In response, the team helped develop a prototype system capable of real-time detection that has been in place since August 2023 around the Barry Arm section of Prince William Sound. The system uses data from seismic stations already in Alaska’s monitoring network.
State and federal disaster agencies worry that a landslide and tsunami could occur at Barry Arm. The Barry Glacier has significantly retreated and left behind an unsupported fjord wall, or the slope of rock or ice rising up from the water to the top of the landmass. Over the past several years, the wall has slumped about 650 feet. Additional analysis of seismic station data on the region revealed that three landslides occurred in 2020 and 2021.

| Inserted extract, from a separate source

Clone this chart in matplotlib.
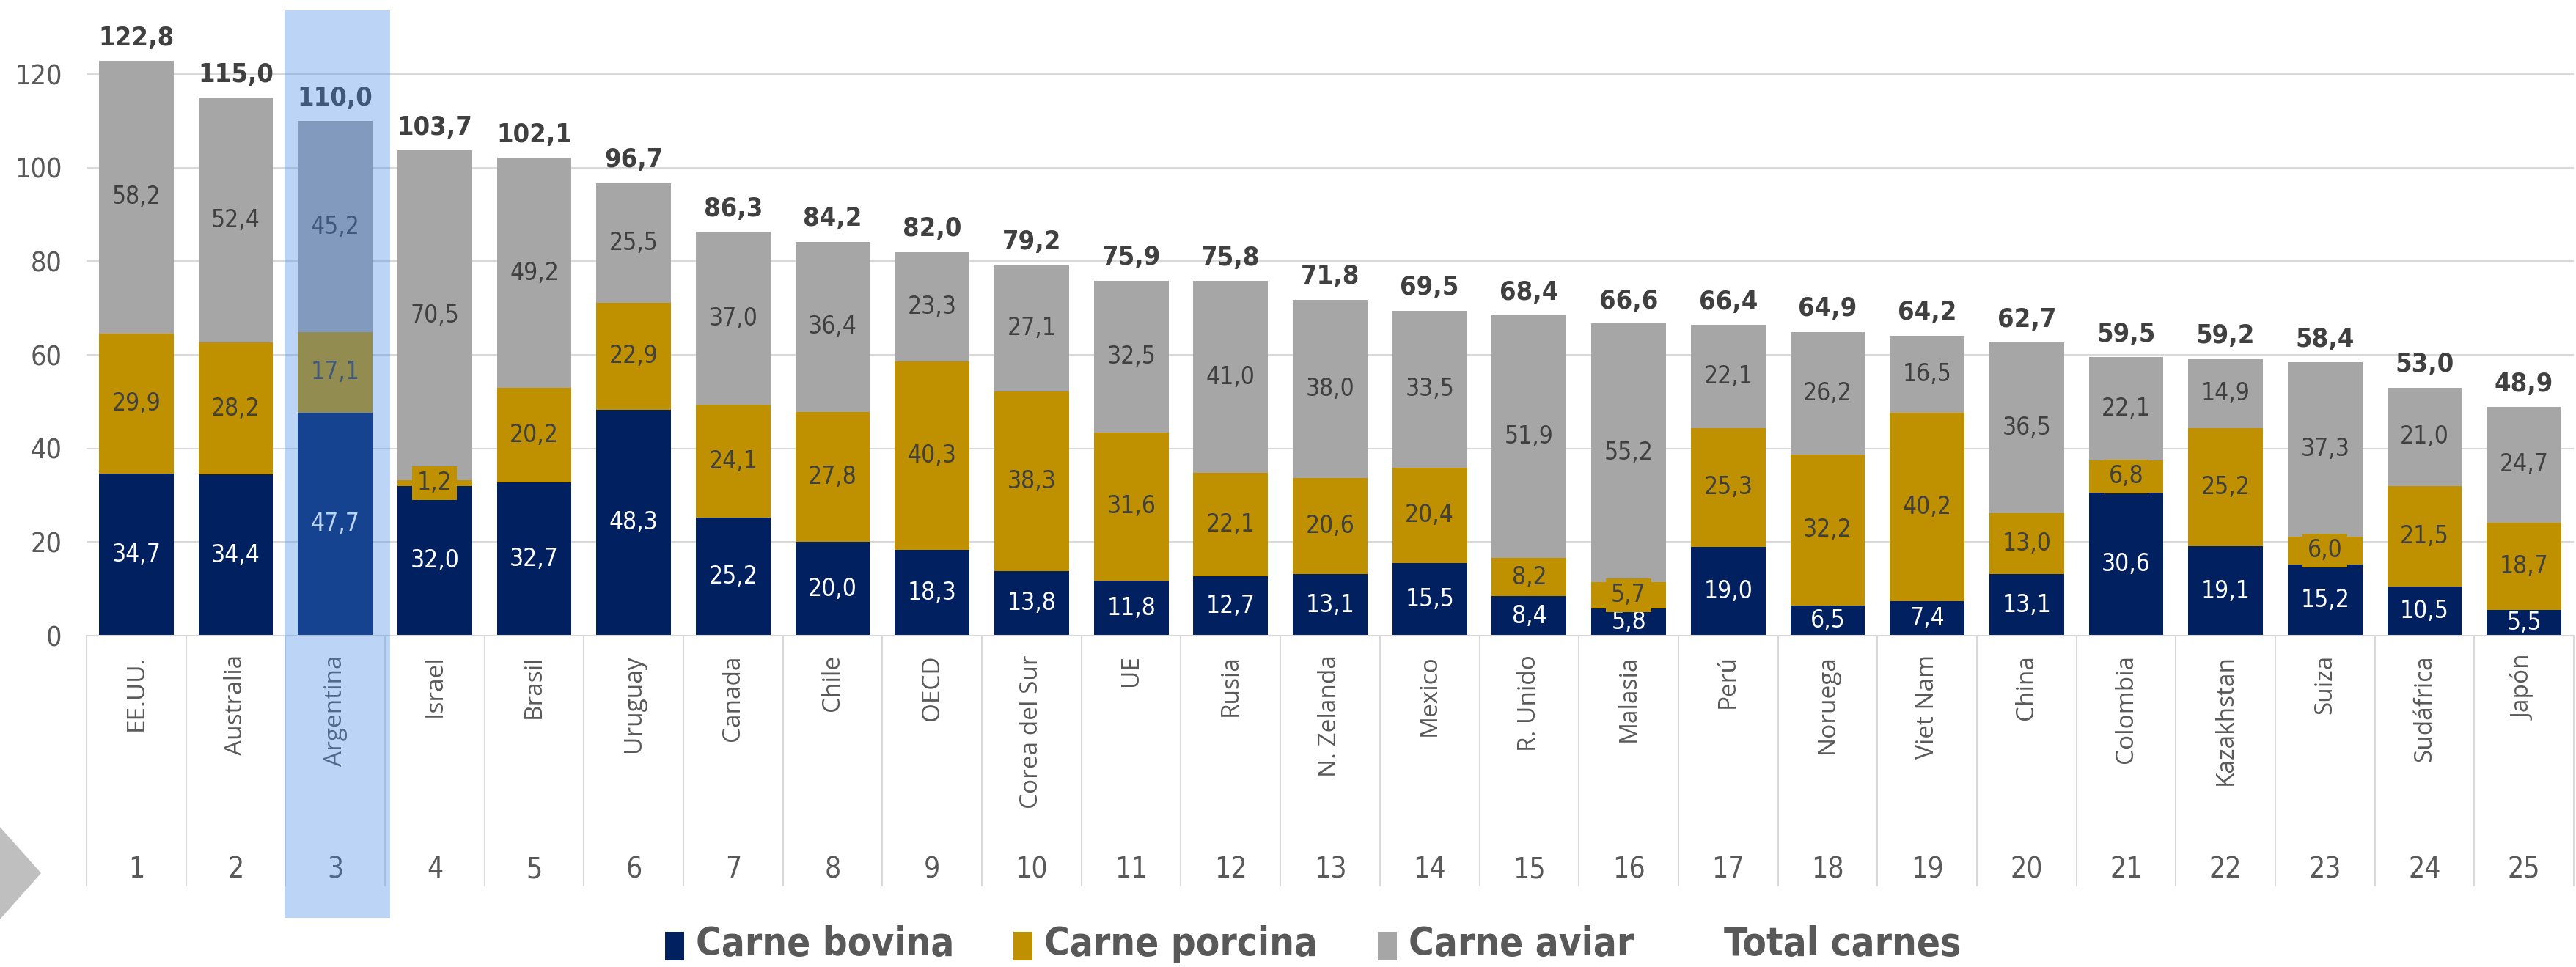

“The warming climate is causing glaciers to retreat, leaving behind valleys whose mountainsides and hillsides have lost their support,” UAF research seismologist Ezgi Karasözen said in a statement. “This is important, especially in regions like southern coastal Alaska, because huge masses of land can and do spill into water and cause tsunamis.”

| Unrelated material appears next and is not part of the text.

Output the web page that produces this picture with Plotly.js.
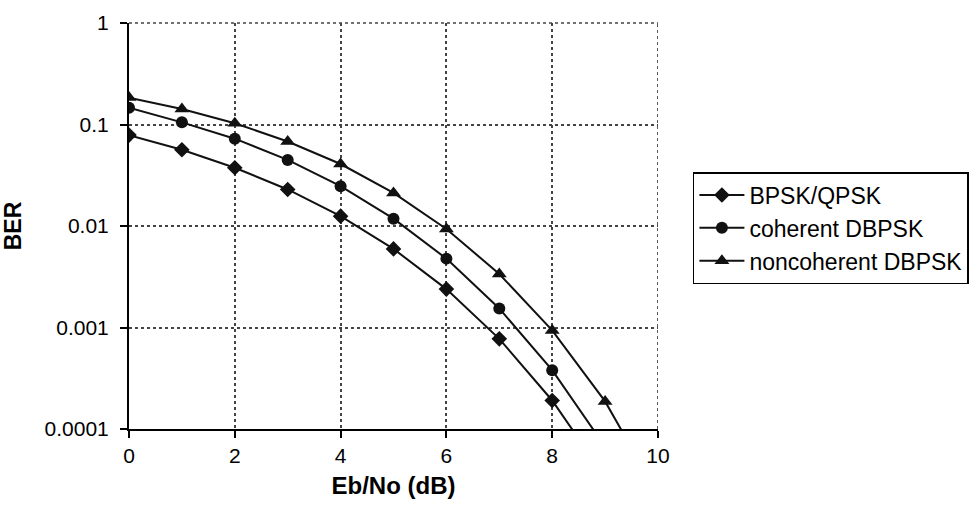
<!DOCTYPE html>
<html><head><meta charset="utf-8">
<script src="https://cdn.plot.ly/plotly-3.0.1.min.js"></script>
<style>html,body{margin:0;padding:0;background:#fff;}#chart{width:977px;height:508px;}</style>
</head><body><div id="chart"></div>
<script>
const ebno = [0,1,2,3,4,5,6,7,8,9,10];
const bpsk = [0.0786,0.0563,0.0375,0.0229,0.0125,0.00595,0.00239,0.000773,0.000191,0.0000336];
const cohDbpsk = [0.146,0.105,0.0725,0.0448,0.0247,0.0118,0.00477,0.00154,0.00038,0.000067];
const noncohDbpsk = [0.184,0.142,0.103,0.068,0.0408,0.0212,0.00934,0.00337,0.000936,0.000187,0.0000227];
const names = ['BPSK/QPSK','coherent DBPSK','noncoherent DBPSK'];
const yTicks = [1,0.1,0.01,0.001,0.0001];
const yTickText = ['1','0.1','0.01','0.001','0.0001'];

const lineC = '#111';
function tr(y, name, sym, size){
  return {x: ebno.slice(0, y.length), y: y, name: name, mode:'lines+markers',
    line:{color:lineC, width:2}, marker:{symbol:sym, size:size, color:lineC}, cliponaxis:true};
}
const data = [tr(bpsk,names[0],'diamond',12), tr(cohDbpsk,names[1],'circle',12), tr(noncohDbpsk,names[2],'triangle-up',13)];
const font = {family:'Liberation Sans, Arial, sans-serif', size:21, color:'#000'};
const layout = {
  width:977, height:508, margin:{l:129,r:319,t:23,b:79,autoexpand:false},
  paper_bgcolor:'#fff', plot_bgcolor:'#fff', font:font, showlegend:true,
  xaxis:{range:[0,10], dtick:2, tick0:0, showline:true, linecolor:'#000', linewidth:2,
    ticks:'outside', ticklen:7, tickwidth:2, tickcolor:'#000', showgrid:true, gridcolor:'#444', griddash:'dot', gridwidth:1.5,
    zeroline:false, tickfont:{size:21}, title:{text:'<b>Eb/No (dB)</b>', font:{size:24}, standoff:11}},
  yaxis:{type:'log', range:[-4,0], tickvals:yTicks, ticktext:yTickText, showline:true, linecolor:'#000', linewidth:2,
    ticks:'outside', ticklen:7, tickwidth:2, tickcolor:'#000', showgrid:true, gridcolor:'#444', griddash:'dot', gridwidth:1.5,
    zeroline:false, tickfont:{size:21}, ticklabelstandoff:7, title:{text:'<b>BER</b>', font:{size:23}, standoff:19}},
  legend:{x:1.066, y:0.633, xanchor:'left', yanchor:'top', bordercolor:'#000', borderwidth:1.5,
    bgcolor:'#fff', font:{size:23}, tracegroupgap:0, itemwidth:45},
  shapes:[
    {type:'line', xref:'x', yref:'paper', x0:10, x1:10, y0:0, y1:1, line:{color:'#222', width:1.5, dash:'dot'}},
    {type:'line', xref:'x', yref:'paper', x0:0, x1:10, y0:1, y1:1, line:{color:'#444', width:1.5, dash:'dot'}}
  ]
};
Plotly.newPlot('chart', data, layout, {displayModeBar:false});
</script></body></html>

According to the study, this instability has disaster agencies concerned that a catastrophic failure of the glacier wall could create a tsunami of waves several feet high that reach nearby communities in only 20 minutes.
Looking for long-period waves
Scientists monitor seismic activity that shows up in jagged waves on seismographs. When a landslide begins, it generally registers on seismic sensors as short-period waves. As the slide accelerates, identifiable long-period waves show up. Landslides eventually produce more of these long-period waves than other sources of energy like earthquakes. Most earthquake ruptures only last a few seconds, while landslides can go for a minute or more.
Seismograms recorded by several stations reflect the Barry Arm 3 landslide. (a) Long-period seismograms appear in blue, and short-period seismograms appear in gray. (b) Long-period seismograms only. CREDIT: Ezgi Karasözen and Michael West.
The detection method in the study involves quickly identifying a landslide’s long-period waves among seismic data that is crowded with short-period waves. Since glaciers can create hundreds of daily seismic events that produce waves, coastal fjords like Barry Arm create a challenge for landslide detection. Far away seismic stations also do not allow for real-time assessment, since it takes time for the seismic waves to reach those stations.
“With an earthquake, there are instruments that measure ocean wave heights, and tsunami warning centers are on alert after an earthquake,” Karasözen said. “But landslides aren’t systematically monitored in Alaska or elsewhere in the world. If a landslide-triggered tsunami were to happen, we wouldn’t know. That’s a major concern.”
A landslide algorithm and five-minute warnings
To create the new monitoring method, the team developed an algorithm that continually scans seismic data to detect a landslide’s long-period wave signature. If the system finds a match, it will estimate the slide’s location and volume. In areas that are well monitored, the location of the landslide can be estimated to within a few miles.
[Related: New AI-based tsunami warning software could help save lives.]
The team analyzed data of the three recent Barry Glacier landslides and six additional landslides to build the algorithm. The end goal is to build a larger system to alert tsunami and seismology agency personnel, but more work must be done to create this system.
While additional researchers have shown that landslide seismograms can be used to estimate location and volume, those efforts usually were typically unique to a specific region, required constant updates, and were not designed to be used in real-time.
“The potential for real-time monitoring of large landslides is one important component of the interagency effort underway to address Alaska’s landslide challenge,” Michael West, study co-author and director of the Alaska Earthquake Center at UAF’s Geophysical Institute, said in a statement.
According to the team, this new method of determining a landslide’s location, volume, and potential is quick enough to support the National Oceanic and Atmospheric Administration’s major goal of issuing a tsunami warning within five minutes of a landslide.